L’écriture préfère l’errance et le trouble en détournant tout dénouement. Au milieu du tangible, l’auteure crée la pagaille selon une technique impeccable.
Le circonstanciel reste ici habilement et paradoxalement secondaire. Par les incisions de lumière sur les flaques de néant, Sollers fait percevoir — au-delà des illusions d’optique mentale — ce qui est abandonné, versé ou abîmé. Plus que jamais, il s’agit face à la puissance des nouvelletés de « trouver le nouveau dans le cœur brûlant de l’ancien » contre ce que Lautréamont — cité par l’auteur — annonçait : “Dans la nouvelle science, chaque chose vient à son tour, telle est son excellence.”
Pour Sollers, face à cette succession des choses, chaque mot garde, en son « apesanteur », un poids. Et le corpus crée une fiction chargée de mouvements paradoxaux.
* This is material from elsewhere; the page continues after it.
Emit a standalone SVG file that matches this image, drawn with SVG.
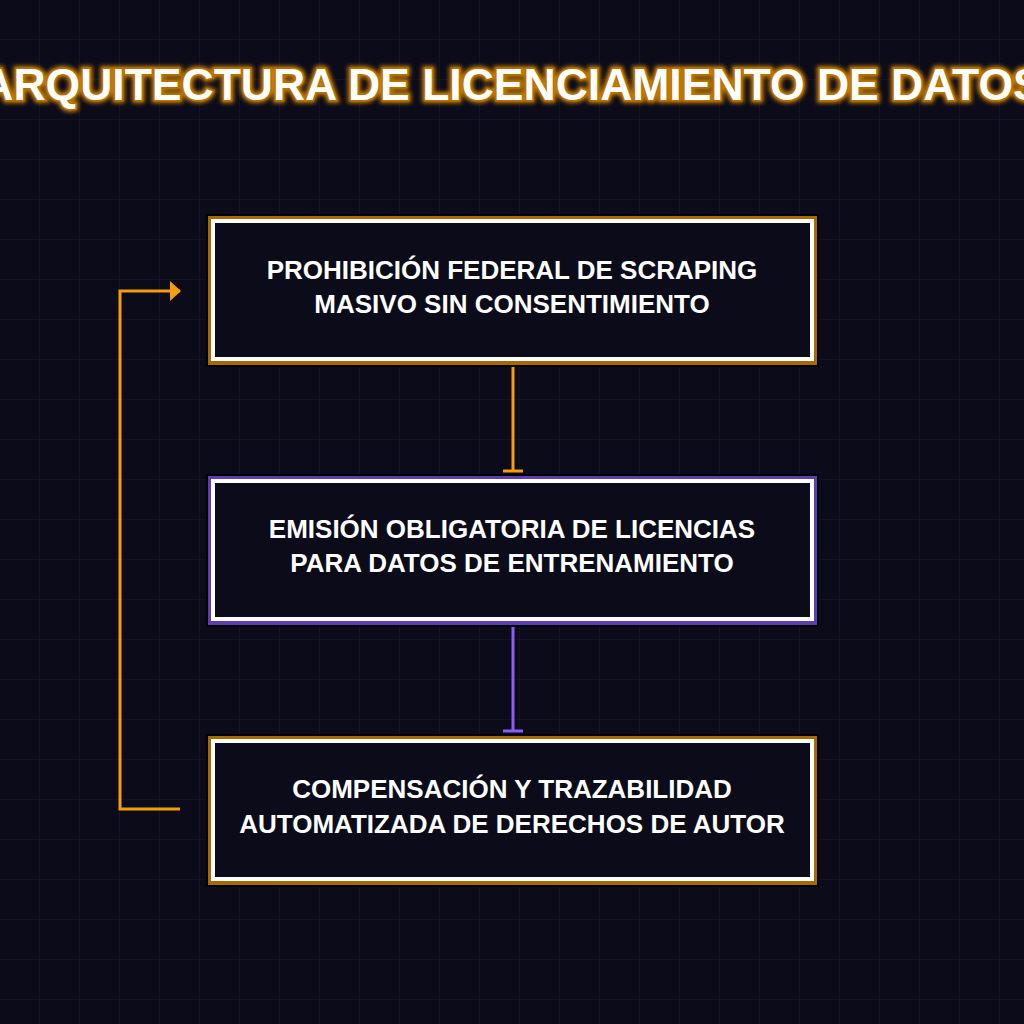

Une ascension a donc lieu de facto là où — de plus — un inconscient émerge. Il devient la projection d’un moi vivant et d’une extase du monde loin de tout bavardage là où le brio de l’auteur fait moins de place à l’ego. L’autre reste donc toujours l’horizon du roman même si l’auteur croit à l’opacité solitaire du travail d’écriture.
Elle seule permet de se confronter aux morsures morales et idéologiques qui font le corps et l’esprit à l’écoute des bruits non seulement du monde mais de son double numérique et technologique.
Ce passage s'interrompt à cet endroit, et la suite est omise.